= The Sky Walker =

The Sky Walker is the third pulp magazine story to feature The Avenger. Written by Paul Ernst, it was published in the November 1939 issue of The Avenger magazine.

==Publishing history==

This novel was re-published under its original title by Paperback Library in August 1972.

==Summary==

The Sky Walker seems to be a man walking in the air over Chicago, pushing a barrel-sized object. His appearance is associated with shattering glass, vanishing railroad tracks that cause a train to derail, the collapse of an office building and a pavilion. People panic, fearing foreign invasion. Inventors Max and Robert Gant are murdered by criminals, and Josh and Rosabel Newton, the Gants' servants, are enlisted by Benson to help in the investigation. The Gants invented a means of making a glassite airplane truly invisible (except for the engine) and a vibration mechanism that can reduce a target substances to hydrogen.

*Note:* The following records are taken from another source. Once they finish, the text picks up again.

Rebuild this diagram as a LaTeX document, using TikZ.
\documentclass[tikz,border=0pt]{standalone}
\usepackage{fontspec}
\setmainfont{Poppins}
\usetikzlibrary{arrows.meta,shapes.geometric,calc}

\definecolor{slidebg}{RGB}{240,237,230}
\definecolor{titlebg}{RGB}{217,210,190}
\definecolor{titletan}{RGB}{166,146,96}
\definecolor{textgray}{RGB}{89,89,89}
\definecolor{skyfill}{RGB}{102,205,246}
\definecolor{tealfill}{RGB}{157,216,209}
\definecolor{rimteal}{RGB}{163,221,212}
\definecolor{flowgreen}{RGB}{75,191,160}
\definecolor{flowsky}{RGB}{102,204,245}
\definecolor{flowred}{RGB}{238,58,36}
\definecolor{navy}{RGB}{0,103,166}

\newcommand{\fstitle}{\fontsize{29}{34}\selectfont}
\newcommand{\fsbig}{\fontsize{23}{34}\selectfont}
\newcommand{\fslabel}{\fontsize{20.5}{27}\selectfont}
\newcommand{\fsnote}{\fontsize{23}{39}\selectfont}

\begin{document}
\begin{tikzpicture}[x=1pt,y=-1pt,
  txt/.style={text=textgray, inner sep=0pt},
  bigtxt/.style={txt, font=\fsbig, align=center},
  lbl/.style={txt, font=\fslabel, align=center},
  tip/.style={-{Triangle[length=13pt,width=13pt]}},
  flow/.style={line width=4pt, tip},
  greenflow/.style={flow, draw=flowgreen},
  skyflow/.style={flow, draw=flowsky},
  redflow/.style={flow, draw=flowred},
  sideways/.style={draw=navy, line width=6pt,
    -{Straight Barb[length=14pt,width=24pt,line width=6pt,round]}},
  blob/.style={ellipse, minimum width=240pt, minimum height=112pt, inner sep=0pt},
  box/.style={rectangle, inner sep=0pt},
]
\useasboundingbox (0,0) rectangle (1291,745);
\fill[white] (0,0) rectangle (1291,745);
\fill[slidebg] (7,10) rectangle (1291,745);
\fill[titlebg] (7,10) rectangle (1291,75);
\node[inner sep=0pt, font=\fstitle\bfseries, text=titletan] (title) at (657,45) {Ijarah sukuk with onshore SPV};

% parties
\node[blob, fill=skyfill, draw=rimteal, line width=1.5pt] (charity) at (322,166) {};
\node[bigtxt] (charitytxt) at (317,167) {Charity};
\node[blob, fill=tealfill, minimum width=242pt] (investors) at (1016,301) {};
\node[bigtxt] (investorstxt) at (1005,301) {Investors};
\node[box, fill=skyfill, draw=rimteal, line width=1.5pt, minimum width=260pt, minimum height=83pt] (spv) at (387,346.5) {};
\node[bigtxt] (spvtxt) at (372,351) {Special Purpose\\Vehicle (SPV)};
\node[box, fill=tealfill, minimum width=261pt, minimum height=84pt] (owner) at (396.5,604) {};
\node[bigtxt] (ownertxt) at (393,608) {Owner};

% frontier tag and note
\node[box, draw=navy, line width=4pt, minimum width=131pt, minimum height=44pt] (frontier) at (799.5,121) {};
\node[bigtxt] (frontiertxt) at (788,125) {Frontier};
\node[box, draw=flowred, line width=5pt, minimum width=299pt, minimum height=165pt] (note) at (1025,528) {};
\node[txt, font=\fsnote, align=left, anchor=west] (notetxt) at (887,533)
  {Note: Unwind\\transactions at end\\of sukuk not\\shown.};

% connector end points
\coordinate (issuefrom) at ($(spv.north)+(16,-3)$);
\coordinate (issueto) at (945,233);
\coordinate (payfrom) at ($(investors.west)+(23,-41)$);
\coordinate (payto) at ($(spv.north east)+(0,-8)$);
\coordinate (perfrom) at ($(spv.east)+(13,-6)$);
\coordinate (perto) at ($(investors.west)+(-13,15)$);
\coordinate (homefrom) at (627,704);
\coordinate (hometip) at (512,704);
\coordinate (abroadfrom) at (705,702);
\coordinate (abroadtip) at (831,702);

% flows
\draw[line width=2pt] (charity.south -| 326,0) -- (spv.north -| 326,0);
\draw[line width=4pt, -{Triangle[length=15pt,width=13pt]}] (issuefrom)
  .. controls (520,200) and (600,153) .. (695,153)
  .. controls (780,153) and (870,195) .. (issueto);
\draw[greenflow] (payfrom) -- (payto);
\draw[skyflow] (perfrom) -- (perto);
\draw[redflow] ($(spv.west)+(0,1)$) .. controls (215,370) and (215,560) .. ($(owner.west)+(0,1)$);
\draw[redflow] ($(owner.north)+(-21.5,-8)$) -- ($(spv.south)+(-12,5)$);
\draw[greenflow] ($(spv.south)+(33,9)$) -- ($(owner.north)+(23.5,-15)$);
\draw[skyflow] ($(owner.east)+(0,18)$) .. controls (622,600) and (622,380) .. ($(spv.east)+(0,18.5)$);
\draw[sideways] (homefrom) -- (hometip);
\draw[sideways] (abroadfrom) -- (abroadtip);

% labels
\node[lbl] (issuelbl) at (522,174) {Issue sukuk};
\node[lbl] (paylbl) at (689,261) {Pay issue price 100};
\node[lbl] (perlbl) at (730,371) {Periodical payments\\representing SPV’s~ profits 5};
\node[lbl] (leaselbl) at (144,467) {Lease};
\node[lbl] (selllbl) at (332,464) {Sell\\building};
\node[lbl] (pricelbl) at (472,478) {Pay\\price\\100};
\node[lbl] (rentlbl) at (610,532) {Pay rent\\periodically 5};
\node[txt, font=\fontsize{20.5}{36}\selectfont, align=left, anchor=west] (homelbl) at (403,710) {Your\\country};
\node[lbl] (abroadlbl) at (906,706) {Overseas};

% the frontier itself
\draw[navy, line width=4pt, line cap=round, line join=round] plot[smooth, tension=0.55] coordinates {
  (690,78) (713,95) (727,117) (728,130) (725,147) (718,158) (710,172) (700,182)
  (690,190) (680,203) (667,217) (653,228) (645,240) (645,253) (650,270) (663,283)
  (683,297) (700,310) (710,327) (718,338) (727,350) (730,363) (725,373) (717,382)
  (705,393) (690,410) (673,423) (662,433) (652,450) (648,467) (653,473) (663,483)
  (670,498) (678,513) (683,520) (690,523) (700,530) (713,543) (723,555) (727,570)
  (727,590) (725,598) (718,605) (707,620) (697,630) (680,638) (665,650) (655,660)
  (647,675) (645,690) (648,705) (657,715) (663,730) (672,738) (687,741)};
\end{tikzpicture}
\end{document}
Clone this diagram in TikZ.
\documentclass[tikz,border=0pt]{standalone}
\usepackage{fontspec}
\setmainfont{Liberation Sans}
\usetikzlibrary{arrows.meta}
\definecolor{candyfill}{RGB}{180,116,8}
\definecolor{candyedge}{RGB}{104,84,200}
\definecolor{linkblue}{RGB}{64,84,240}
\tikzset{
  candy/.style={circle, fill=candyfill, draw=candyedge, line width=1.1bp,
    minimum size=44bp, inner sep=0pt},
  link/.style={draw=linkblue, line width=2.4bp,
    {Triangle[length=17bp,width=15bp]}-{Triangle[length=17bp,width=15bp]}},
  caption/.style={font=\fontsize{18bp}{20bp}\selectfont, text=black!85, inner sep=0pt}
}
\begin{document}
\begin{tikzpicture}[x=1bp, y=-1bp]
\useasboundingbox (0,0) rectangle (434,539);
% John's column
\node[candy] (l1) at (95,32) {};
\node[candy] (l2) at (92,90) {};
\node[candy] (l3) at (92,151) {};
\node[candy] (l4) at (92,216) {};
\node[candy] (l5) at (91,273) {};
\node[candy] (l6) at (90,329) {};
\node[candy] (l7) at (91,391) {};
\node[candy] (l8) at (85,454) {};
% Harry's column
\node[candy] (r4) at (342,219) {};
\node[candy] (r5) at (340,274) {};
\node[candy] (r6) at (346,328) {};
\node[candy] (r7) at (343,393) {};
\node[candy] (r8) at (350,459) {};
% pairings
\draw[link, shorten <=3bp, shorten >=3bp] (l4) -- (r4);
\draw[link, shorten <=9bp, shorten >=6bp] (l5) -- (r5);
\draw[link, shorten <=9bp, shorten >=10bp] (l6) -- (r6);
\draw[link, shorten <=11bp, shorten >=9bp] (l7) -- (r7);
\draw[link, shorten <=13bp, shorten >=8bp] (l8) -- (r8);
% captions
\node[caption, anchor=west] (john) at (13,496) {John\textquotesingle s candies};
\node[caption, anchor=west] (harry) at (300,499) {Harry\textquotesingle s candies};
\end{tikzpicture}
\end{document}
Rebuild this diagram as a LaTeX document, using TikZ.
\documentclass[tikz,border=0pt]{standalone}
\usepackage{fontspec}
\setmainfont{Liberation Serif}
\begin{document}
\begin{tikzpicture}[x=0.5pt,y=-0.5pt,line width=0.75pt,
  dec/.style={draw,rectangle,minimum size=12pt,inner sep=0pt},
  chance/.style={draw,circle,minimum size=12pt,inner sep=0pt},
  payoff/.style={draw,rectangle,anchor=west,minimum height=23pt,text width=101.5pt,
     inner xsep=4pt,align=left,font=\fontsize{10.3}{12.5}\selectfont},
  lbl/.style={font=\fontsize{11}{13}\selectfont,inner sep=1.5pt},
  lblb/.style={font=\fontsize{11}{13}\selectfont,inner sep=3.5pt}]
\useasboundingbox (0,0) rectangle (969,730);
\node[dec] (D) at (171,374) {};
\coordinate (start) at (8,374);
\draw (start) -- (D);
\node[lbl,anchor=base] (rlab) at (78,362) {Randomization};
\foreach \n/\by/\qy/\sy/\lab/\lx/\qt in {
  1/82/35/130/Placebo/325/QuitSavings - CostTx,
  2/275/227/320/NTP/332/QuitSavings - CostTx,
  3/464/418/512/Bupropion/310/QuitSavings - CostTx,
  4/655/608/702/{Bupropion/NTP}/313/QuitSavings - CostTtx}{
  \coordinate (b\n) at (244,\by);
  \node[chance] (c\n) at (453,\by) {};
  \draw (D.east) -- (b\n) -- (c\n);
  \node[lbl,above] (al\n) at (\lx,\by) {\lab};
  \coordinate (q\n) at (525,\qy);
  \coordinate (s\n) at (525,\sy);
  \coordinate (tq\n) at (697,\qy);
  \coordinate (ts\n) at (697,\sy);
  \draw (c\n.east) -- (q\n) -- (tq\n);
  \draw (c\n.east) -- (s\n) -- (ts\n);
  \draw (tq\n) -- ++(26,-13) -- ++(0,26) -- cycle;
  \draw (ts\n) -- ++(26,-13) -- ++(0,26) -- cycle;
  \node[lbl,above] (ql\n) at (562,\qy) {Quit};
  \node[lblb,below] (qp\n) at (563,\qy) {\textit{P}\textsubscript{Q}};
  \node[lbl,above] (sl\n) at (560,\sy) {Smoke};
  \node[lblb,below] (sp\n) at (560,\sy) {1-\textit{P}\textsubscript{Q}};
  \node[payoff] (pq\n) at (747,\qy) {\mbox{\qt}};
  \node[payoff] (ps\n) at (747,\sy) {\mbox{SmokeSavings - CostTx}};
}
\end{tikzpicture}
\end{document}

The criminals use the plane and vibrator to cause the public to lose trust in any steel not made from ore taken from the Catawbi Range, controlled by the gang. The gang, well-organized and ruthless, almost succeeds. Benson disguises himself as a gang member, interferes with the plane's invisibility treatment, and frees himself and his aides from a death trap. The gang escapes in the now-visible plane, and is shot from the sky by the army.